## DATA FOR THIS TASK
-- Begin --

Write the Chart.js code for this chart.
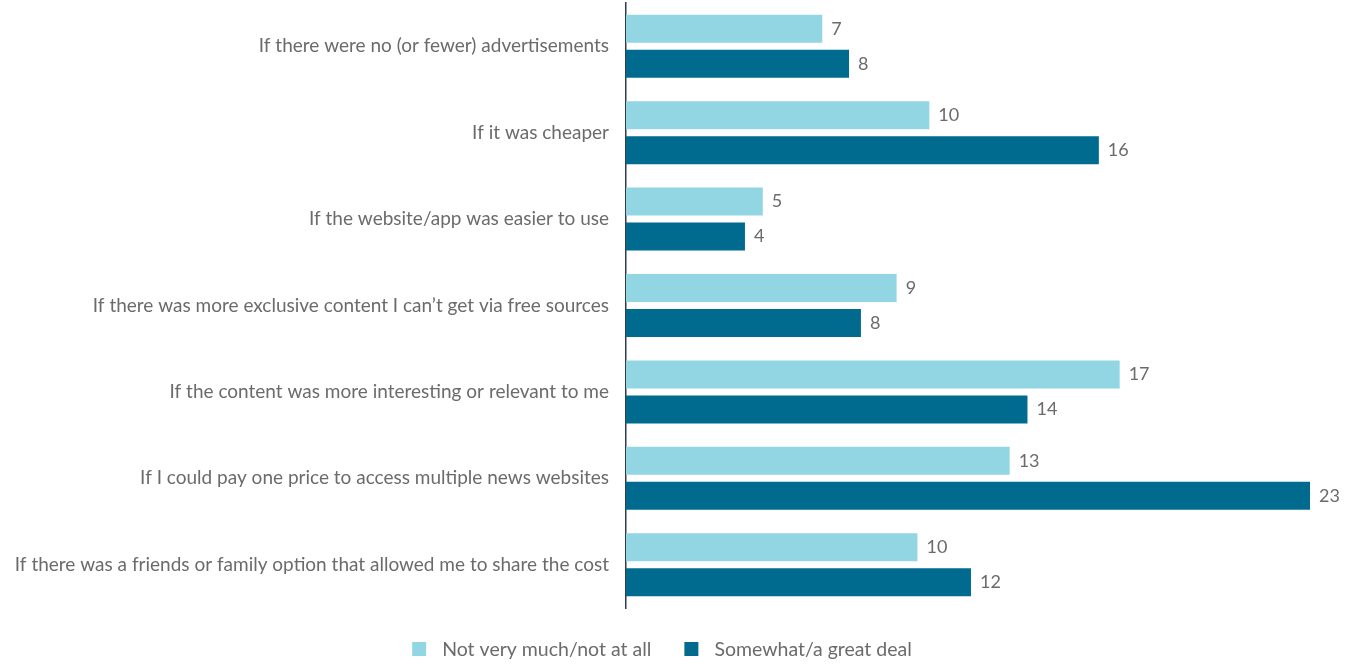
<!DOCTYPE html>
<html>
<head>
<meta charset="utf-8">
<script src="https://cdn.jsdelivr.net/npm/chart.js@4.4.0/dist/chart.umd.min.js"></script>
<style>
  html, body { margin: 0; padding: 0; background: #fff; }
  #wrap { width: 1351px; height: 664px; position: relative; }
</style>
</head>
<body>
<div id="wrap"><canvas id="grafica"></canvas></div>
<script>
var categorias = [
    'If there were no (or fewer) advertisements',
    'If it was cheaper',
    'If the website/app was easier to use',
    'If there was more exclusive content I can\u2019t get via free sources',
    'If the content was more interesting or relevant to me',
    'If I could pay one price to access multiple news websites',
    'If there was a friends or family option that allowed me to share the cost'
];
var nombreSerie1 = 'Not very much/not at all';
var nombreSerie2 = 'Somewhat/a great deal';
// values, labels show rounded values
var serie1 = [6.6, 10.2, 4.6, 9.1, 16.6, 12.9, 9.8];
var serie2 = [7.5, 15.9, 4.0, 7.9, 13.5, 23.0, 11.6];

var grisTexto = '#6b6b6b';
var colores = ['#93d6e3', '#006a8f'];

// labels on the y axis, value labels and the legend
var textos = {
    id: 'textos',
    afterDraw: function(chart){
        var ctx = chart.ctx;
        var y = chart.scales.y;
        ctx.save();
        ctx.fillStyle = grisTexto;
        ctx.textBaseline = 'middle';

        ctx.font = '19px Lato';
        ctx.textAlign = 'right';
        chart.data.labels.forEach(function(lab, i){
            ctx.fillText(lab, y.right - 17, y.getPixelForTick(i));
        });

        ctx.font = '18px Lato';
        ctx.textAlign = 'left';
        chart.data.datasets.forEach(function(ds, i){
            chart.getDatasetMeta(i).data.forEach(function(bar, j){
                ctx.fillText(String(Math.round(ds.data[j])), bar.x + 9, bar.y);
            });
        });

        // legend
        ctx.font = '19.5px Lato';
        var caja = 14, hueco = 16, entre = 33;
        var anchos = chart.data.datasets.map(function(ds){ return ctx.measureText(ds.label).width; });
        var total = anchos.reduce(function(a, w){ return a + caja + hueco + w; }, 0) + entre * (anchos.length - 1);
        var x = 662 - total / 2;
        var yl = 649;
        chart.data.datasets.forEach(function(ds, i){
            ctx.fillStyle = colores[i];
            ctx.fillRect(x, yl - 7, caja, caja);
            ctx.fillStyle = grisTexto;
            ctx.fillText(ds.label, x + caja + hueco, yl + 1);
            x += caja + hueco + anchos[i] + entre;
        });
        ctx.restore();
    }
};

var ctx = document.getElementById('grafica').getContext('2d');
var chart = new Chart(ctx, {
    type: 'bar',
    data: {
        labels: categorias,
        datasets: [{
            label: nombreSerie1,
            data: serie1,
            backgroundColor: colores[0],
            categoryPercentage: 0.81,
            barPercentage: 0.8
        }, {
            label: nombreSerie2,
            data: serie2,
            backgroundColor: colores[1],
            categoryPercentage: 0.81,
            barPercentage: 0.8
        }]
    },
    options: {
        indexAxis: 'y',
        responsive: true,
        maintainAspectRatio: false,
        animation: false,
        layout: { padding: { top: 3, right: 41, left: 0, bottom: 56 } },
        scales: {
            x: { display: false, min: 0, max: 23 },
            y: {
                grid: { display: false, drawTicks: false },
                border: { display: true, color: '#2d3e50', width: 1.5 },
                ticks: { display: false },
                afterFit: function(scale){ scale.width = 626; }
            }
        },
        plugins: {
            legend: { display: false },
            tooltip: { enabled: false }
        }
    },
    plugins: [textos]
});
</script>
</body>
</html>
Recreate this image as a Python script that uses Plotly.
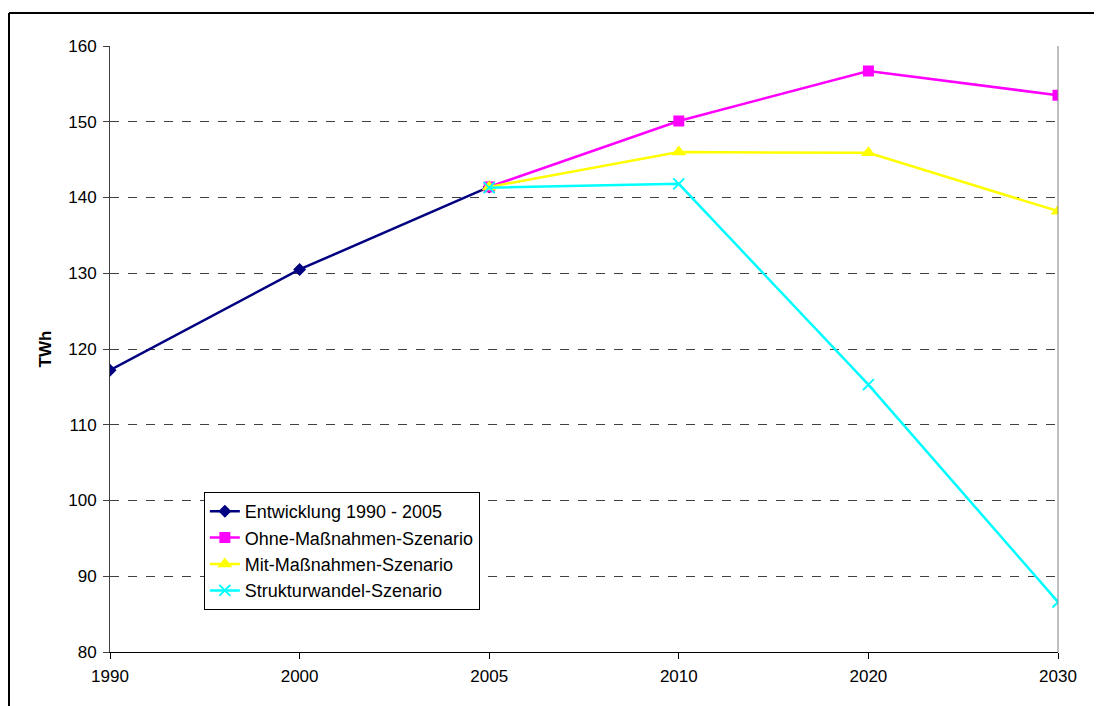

-- End --

## REQUEST
Reproduce each entry verbatim, excluding any embedded images.

## CORRECT ANSWER
Write the Chart.js code for this chart.
<!DOCTYPE html>
<html>
<head>
<meta charset="utf-8">
<script src="https://cdn.jsdelivr.net/npm/chart.js@4.4.0/dist/chart.umd.min.js"></script>
<style>
  html, body { margin: 0; padding: 0; background: #fff; }
  #wrap { width: 1351px; height: 664px; position: relative; }
</style>
</head>
<body>
<div id="wrap"><canvas id="grafica"></canvas></div>
<script>
var categorias = [
    'If there were no (or fewer) advertisements',
    'If it was cheaper',
    'If the website/app was easier to use',
    'If there was more exclusive content I can\u2019t get via free sources',
    'If the content was more interesting or relevant to me',
    'If I could pay one price to access multiple news websites',
    'If there was a friends or family option that allowed me to share the cost'
];
var nombreSerie1 = 'Not very much/not at all';
var nombreSerie2 = 'Somewhat/a great deal';
// values, labels show rounded values
var serie1 = [6.6, 10.2, 4.6, 9.1, 16.6, 12.9, 9.8];
var serie2 = [7.5, 15.9, 4.0, 7.9, 13.5, 23.0, 11.6];

var grisTexto = '#6b6b6b';
var colores = ['#93d6e3', '#006a8f'];

// labels on the y axis, value labels and the legend
var textos = {
    id: 'textos',
    afterDraw: function(chart){
        var ctx = chart.ctx;
        var y = chart.scales.y;
        ctx.save();
        ctx.fillStyle = grisTexto;
        ctx.textBaseline = 'middle';

        ctx.font = '19px Lato';
        ctx.textAlign = 'right';
        chart.data.labels.forEach(function(lab, i){
            ctx.fillText(lab, y.right - 17, y.getPixelForTick(i));
        });

        ctx.font = '18px Lato';
        ctx.textAlign = 'left';
        chart.data.datasets.forEach(function(ds, i){
            chart.getDatasetMeta(i).data.forEach(function(bar, j){
                ctx.fillText(String(Math.round(ds.data[j])), bar.x + 9, bar.y);
            });
        });

        // legend
        ctx.font = '19.5px Lato';
        var caja = 14, hueco = 16, entre = 33;
        var anchos = chart.data.datasets.map(function(ds){ return ctx.measureText(ds.label).width; });
        var total = anchos.reduce(function(a, w){ return a + caja + hueco + w; }, 0) + entre * (anchos.length - 1);
        var x = 662 - total / 2;
        var yl = 649;
        chart.data.datasets.forEach(function(ds, i){
            ctx.fillStyle = colores[i];
            ctx.fillRect(x, yl - 7, caja, caja);
            ctx.fillStyle = grisTexto;
            ctx.fillText(ds.label, x + caja + hueco, yl + 1);
            x += caja + hueco + anchos[i] + entre;
        });
        ctx.restore();
    }
};

var ctx = document.getElementById('grafica').getContext('2d');
var chart = new Chart(ctx, {
    type: 'bar',
    data: {
        labels: categorias,
        datasets: [{
            label: nombreSerie1,
            data: serie1,
            backgroundColor: colores[0],
            categoryPercentage: 0.81,
            barPercentage: 0.8
        }, {
            label: nombreSerie2,
            data: serie2,
            backgroundColor: colores[1],
            categoryPercentage: 0.81,
            barPercentage: 0.8
        }]
    },
    options: {
        indexAxis: 'y',
        responsive: true,
        maintainAspectRatio: false,
        animation: false,
        layout: { padding: { top: 3, right: 41, left: 0, bottom: 56 } },
        scales: {
            x: { display: false, min: 0, max: 23 },
            y: {
                grid: { display: false, drawTicks: false },
                border: { display: true, color: '#2d3e50', width: 1.5 },
                ticks: { display: false },
                afterFit: function(scale){ scale.width = 626; }
            }
        },
        plugins: {
            legend: { display: false },
            tooltip: { enabled: false }
        }
    },
    plugins: [textos]
});
</script>
</body>
</html>
Recreate this image as a Python script that uses Plotly.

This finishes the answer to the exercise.